Technology
Thomson Reuters cuts engineering jobs as it expands AI across business
Thomson Reuters is cutting a small number of engineering roles even as it plans to hire more than 250 net-new engineers worldwide over the next two years, a move that shows how a company built on trusted information and software is reorganizing around AI rather than simply layering it on top of existing teams.
The layoffs were discussed in a technology staff meeting, where management linked the changes to evolving business needs and the growing role of AI in its products and workflows, according to an employee who attended. Thomson Reuters said it is focusing capacity where it matters most for customers and supporting affected colleagues through the transition. The company has not identified which geographies or teams will be hit hardest.

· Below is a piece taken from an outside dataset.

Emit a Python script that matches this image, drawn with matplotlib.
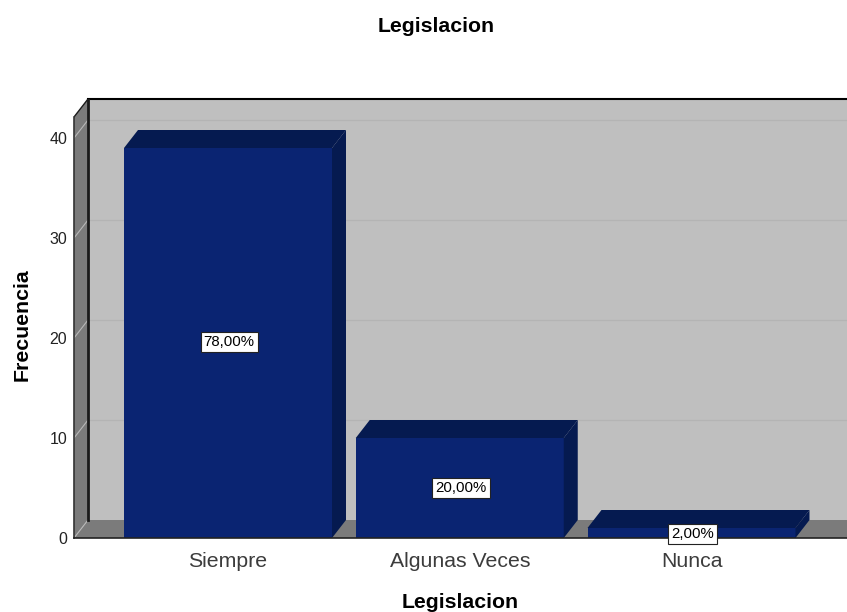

Based on Thomson Reuters’ 2025 annual report, the cuts could reach as many as 500 jobs, or about 1.8% of its roughly 27,100-person workforce. Within the company’s 9,400-person operations and technology unit, that would amount to about 5.2% of the division. Thomson Reuters said the new hiring will be concentrated in senior, AI-native engineering roles, signaling a shift in the mix of skills rather than a straight contraction in technical headcount.

That restructuring fits a broader pattern across the technology sector. About 120,000 tech workers had lost jobs across 228 companies in 2026 amid AI-driven changes to how software gets built. Engineers have been among the first white-collar workers exposed to automation pressure because coding tasks can be accelerated, reorganized, or partially handled by machine assistance, forcing companies to rethink which parts of engineering still require large teams and which demand fewer but more specialized staff.

Thomson Reuters has spent the past year pushing deeper into AI across its legal, tax, audit, accounting, compliance, government and media businesses. Its 2025 annual report said it expanded Thomson Reuters Labs, its research and innovation arm, and tied it more closely to product engineering to speed AI-powered development. In August 2025, the company launched CoCounsel Legal with Deep Research and agentic guided workflows, describing the product as a way for professionals to move beyond prompting and start delegating.

The company has also made the business case for that shift. In June 2025, Thomson Reuters said organizations with AI strategies were twice as likely to see AI-driven revenue growth in its Future of Professionals report. That framing helps explain why the latest cuts look less like a retreat from engineering than a reallocation of talent toward higher-value work that can support complex professional workflows and help the company defend its position in enterprise AI.